Among the threats to your fix-and-flip project's ROI, theft of materials is one that can take a big bite out of your profits. On any given day, your fix-and-flip work site can contain tens of thousands of dollars worth of construction materials, tools, appliances and other items of value--and it only takes one criminally-minded worker, neighbor or passerby to decide the value of your materials is worth the risk of stealing them.
What items are at risk at your fix-and-flip work site?
One of the most popular work site targets of thieves is copper, which is easy to trade for cash at recycling centers. Also at risk are any materials made of metal, such as metal roofing, and anything brass, bronze or aluminum.
Lumber is also a significant target of work site thieves. If a worker or neighbor knows lumber will be sitting unattended for hours or days at a time, and they have a need for your decking, shelving or framing lumber, you could arrive on site to find it missing.
Tools, hardware and materials
Popular items for employee theft at a fix-and-flip property are small tools that are easy to conceal and other small but pricey items like cabinet hardware and plumbing and lighting fixtures. Although the value of a few of these items is often not worth reporting to your insurance agent, over time, the cumulative loss of these small items can add up to hundreds, if not thousands, of dollars.
If you have the good fortune of running several fix-and-flip projects at the same time, it can be challenging to keep a close eye on projects that are located in different residential neighborhoods. Appliances are popular theft targets from homes that are under construction or renovation, and even homes that are completed and are on the market are at risk of this kind of theft.
Having heavy machinery stolen from a fix-and-flip work site is less common, and it is usually an inside job when it happens. With this type of loss, the high replacement cost of the equipment is typically worth paying the insurance deductible--and the majority of the loss can be recouped, but it does cut into overall costs and ROI, and can significantly delay project timelines.
Best Practices to Prevent Theft
Keep an Inventory
Keep an inventory of materials you have on site and check regularly to make sure what's listed is present. At the end of the work day, materials and tools that can be stowed out of sight should be. If possible, place valuable items in an interior closet or room with a door that locks.
Install a lock box
Place a lock box on the front entry door and change the code daily. This way, rotating work crews will not have access to the property after hours unless they are given the new code by you or their supervisor.
Bright exterior lighting
Thieves work best in dimly lit and dark settings. Be sure to keep your fix-and-flip work site well-lit with bright exterior lighting that includes motion lights that can detect and deter intruders.
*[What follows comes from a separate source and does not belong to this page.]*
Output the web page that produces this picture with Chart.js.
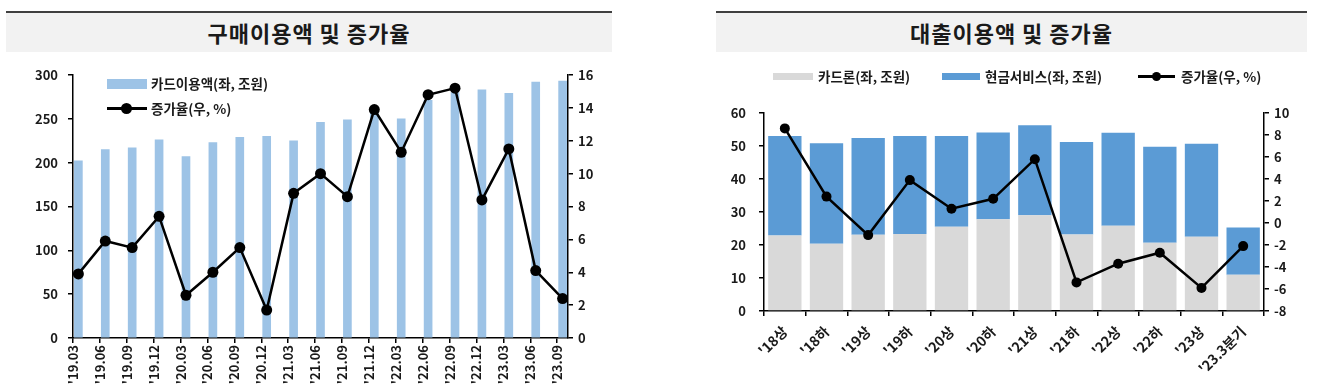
<!DOCTYPE html>
<html>
<head>
<meta charset="utf-8">
<script src="https://cdn.jsdelivr.net/npm/chart.js@4"></script>
<style>
  body { margin: 0; background: #fff; width: 1330px; height: 391px; position: relative; overflow: hidden;
         font-family: "Noto Sans CJK KR", "Noto Sans", sans-serif; color: #1a1a1a; }
  .hdr { position: absolute; top: 11px; height: 39px; background: #f2f2f2; border-top: 2px solid #404040;
         font-weight: bold; font-size: 22px; letter-spacing: 1px; text-align: center; line-height: 38px; }
  canvas { position: absolute; }
  .lg { position: absolute; font-size: 13.5px; font-weight: bold; white-space: nowrap; line-height: 16px; }
  .sw { position: absolute; }
  .ln { position: absolute; height: 2.5px; background: #000; }
  .dot { position: absolute; border-radius: 50%; background: #000; }
</style>
</head>
<body>
<div class="hdr" style="left:6px;width:606px">구매이용액 및 증가율</div>
<div class="hdr" style="left:716px;width:591px">대출이용액 및 증가율</div>

<canvas id="usageChart" width="650" height="336" style="left:0;top:55px"></canvas>
<canvas id="loanChart" width="630" height="336" style="left:700px;top:55px"></canvas>

<!-- left legend (sits inside the plot) -->
<div class="sw" style="left:107px;top:79px;width:40px;height:10px;background:#9dc3e6"></div>
<div class="lg" style="left:151px;top:75px">카드이용액(좌, 조원)</div>
<div class="ln" style="left:107px;top:107px;width:40px"></div>
<div class="dot" style="left:121px;top:103px;width:11px;height:11px"></div>
<div class="lg" style="left:151px;top:100px">증가율(우, %)</div>

<!-- right legend -->
<div class="sw" style="left:773px;top:73px;width:40px;height:7px;background:#d9d9d9"></div>
<div class="lg" style="left:818px;top:68px">카드론(좌, 조원)</div>
<div class="sw" style="left:942px;top:73px;width:38px;height:7px;background:#5b9bd5"></div>
<div class="lg" style="left:985px;top:68px">현금서비스(좌, 조원)</div>
<div class="ln" style="left:1138px;top:75px;width:37px"></div>
<div class="dot" style="left:1152px;top:72px;width:9px;height:9px"></div>
<div class="lg" style="left:1181px;top:68px">증가율(우, %)</div>

<script>
// 구매이용액 (left chart)
const periods = ["'19.03", "'19.06", "'19.09", "'19.12", "'20.03", "'20.06", "'20.09", "'20.12",
  "'21.03", "'21.06", "'21.09", "'21.12", "'22.03", "'22.06", "'22.09", "'22.12", "'23.03", "'23.06", "'23.09"];
const cardUsage = [202, 215, 217, 226, 207, 223, 229, 230, 225, 246, 249, 258, 250, 271, 280, 283, 279, 292, 293];
const usageGrowth = [3.9, 5.9, 5.5, 7.4, 2.6, 4.0, 5.5, 1.7, 8.8, 10.0, 8.6, 13.9, 11.3, 14.8, 15.2, 8.4, 11.5, 4.1, 2.4];

// 대출이용액 (right chart)
const halves = ["'18상", "'18하", "'19상", "'19하", "'20상", "'20하", "'21상", "'21하", "'22상", "'22하", "'23상", "'23.3분기"];
const cardLoan = [22.9, 20.4, 23.1, 23.3, 25.5, 27.8, 29.0, 23.2, 25.8, 20.7, 22.5, 11.0];
const cashService = [30.1, 30.4, 29.3, 29.7, 27.5, 26.3, 27.3, 28.0, 28.2, 29.1, 28.2, 14.3];
const loanGrowth = [8.6, 2.4, -1.1, 3.9, 1.3, 2.2, 5.8, -5.4, -3.7, -2.7, -5.9, -2.1];

const FONT = '"Noto Sans CJK KR", "Noto Sans", sans-serif';
const INK = '#1a1a1a';

Chart.defaults.animation = false;
Chart.defaults.font.family = FONT;

// shared axis look: black border, short outward tick marks, no gridlines
const axisStyle = (pad, size = 13) => ({
  grid: { display: true, drawOnChartArea: false, drawTicks: true, tickLength: 5, color: '#000', lineWidth: 1.5 },
  border: { display: true, color: '#000', width: 1.5 },
  ticks: { font: { family: FONT, size, weight: 'bold' }, color: INK, padding: pad },
});

const xShift = 0.2; // bars sit a little right of each tick mark in the source
const usageX = axisStyle(2, 13);
usageX.type = 'linear';
usageX.min = -xShift;
usageX.max = periods.length - 1 + xShift;
usageX.offset = false;
usageX.grid.offset = false;
usageX.ticks.autoSkip = false;
usageX.ticks.minRotation = 90;
usageX.ticks.maxRotation = 90;
usageX.ticks.callback = (v, i) => periods[i];
usageX.afterBuildTicks = (s) => { s.ticks = periods.map((_, i) => ({ value: i - xShift })); };
usageX.afterFit = (s) => { s.height = 53; };

const usageY = axisStyle(10);
usageY.min = 0; usageY.max = 300; usageY.ticks.stepSize = 50;
usageY.afterFit = (s) => { s.width = 73; };

const usageY1 = axisStyle(5);
usageY1.position = 'right';
usageY1.min = 0; usageY1.max = 16; usageY1.ticks.stepSize = 2;
usageY1.afterFit = (s) => { s.width = 82; };

new Chart('usageChart', {
  type: 'bar',
  data: {
    datasets: [
      {
        type: 'line', label: '증가율(우, %)', yAxisID: 'y1', order: 0,
        data: usageGrowth.map((v, i) => ({ x: i, y: v })),
        borderColor: '#000', borderWidth: 2.5, pointRadius: 5.5, pointBackgroundColor: '#000',
        pointBorderWidth: 0, tension: 0,
      },
      {
        label: '카드이용액(좌, 조원)', yAxisID: 'y', order: 1,
        data: cardUsage.map((v, i) => ({ x: i, y: v })),
        backgroundColor: '#9dc3e6', barThickness: 8,
      },
    ],
  },
  options: {
    responsive: false,
    devicePixelRatio: 1,
    layout: { padding: { top: 20, left: 0, right: 0, bottom: 0 } },
    plugins: { legend: { display: false }, tooltip: { enabled: false } },
    scales: { x: usageX, y: usageY, y1: usageY1 },
  },
});

const loanX = axisStyle(7, 14);
loanX.stacked = true;
loanX.grid.offset = true;
loanX.ticks.autoSkip = false;
loanX.ticks.minRotation = 45;
loanX.ticks.maxRotation = 45;
loanX.afterFit = (s) => { s.height = 80; };

const loanY = axisStyle(13);
loanY.stacked = true;
loanY.min = 0; loanY.max = 60; loanY.ticks.stepSize = 10;
loanY.afterFit = (s) => { s.width = 64; };

const loanY1 = axisStyle(5);
loanY1.position = 'right';
loanY1.min = -8; loanY1.max = 10; loanY1.ticks.stepSize = 2;
loanY1.afterFit = (s) => { s.width = 66; };

new Chart('loanChart', {
  type: 'bar',
  data: {
    labels: halves,
    datasets: [
      {
        type: 'line', label: '증가율(우, %)', yAxisID: 'y1', order: 0,
        data: loanGrowth,
        borderColor: '#000', borderWidth: 2.5, pointRadius: 5, pointBackgroundColor: '#000',
        pointBorderWidth: 0, tension: 0,
      },
      {
        label: '카드론(좌, 조원)', yAxisID: 'y', order: 1, data: cardLoan,
        backgroundColor: '#d9d9d9', barPercentage: 0.8, categoryPercentage: 1,
      },
      {
        label: '현금서비스(좌, 조원)', yAxisID: 'y', order: 1, data: cashService,
        backgroundColor: '#5b9bd5', barPercentage: 0.8, categoryPercentage: 1,
      },
    ],
  },
  options: {
    responsive: false,
    devicePixelRatio: 1,
    layout: { padding: { top: 58, left: 0, right: 0, bottom: 0 } },
    plugins: { legend: { display: false }, tooltip: { enabled: false } },
    scales: { x: loanX, y: loanY, y1: loanY1 },
  },
});
</script>
</body>
</html>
Steel entry doors with deadbolt locks
Law enforcement experts report that the vast majority of break-ins are done by thieves kicking in the front, back or garage side entry doors of a home. If it is in your budget to replace the entry doors on your fix-and-flip project - you should consider paying a little extra for the security these doors provide. The good news is, a steel front entry door actually adds about 90% of its value to the home value, so it practically pays for itself.
Security system and signage
You can purchase a portable video security system with wifi service included that will save motion detected security video footage to the cloud. These systems are offered for sale by the major cellular phone companies and are perfect for installing temporarily at one work site, then moving to another project after your fix-and-flip property is sold. Although they can be expensive up front, since they are portable you will get many uses from them and they can save you quite a bit of money and worry in the long run.
If you cannot afford an entire camera system, consider buying one camera that actually works and have several "dummy cameras" that cannot be differentiated from the real one. The real camera should be positioned, if possible, to capture the license plate of a car or truck pulling up, and the face of an approaching thief.
Along with installing the cameras, print out signs that read "YOU ARE BEING RECORDED ON SECURITY CAMERAS" and tape them on the doors and inside each window in the house (facing out so they can be clearly seen by anyone approaching).
Set clear expectations for contractors
Let contractors and workers know in advance that your project is under security surveillance at all times and that their help is needed in keeping the work site secure. Let them know that they are responsible for checking to make sure all doors and windows are secure at the end of the work day.
Although tracking devices will not prevent theft, they can be affixed to your major appliances and tools to aid in their recovery should a thief get past your security measures and get away with stealing your items. Without tracking devices, stolen tools and appliances are rarely recovered by law enforcement.
Meet the neighbors
One of the most important things you can do to protect your fix-and-flip work site is to introduce yourself to the neighbors before beginning work on your project. Be sure to give them your cell phone number and tell them to feel free to contact you at any time if they have concerns. Although this might also open you up to hearing complaints about noise or parking, it also gives you several sets of eyes to keep watch over your property and alert you to any suspicious activity.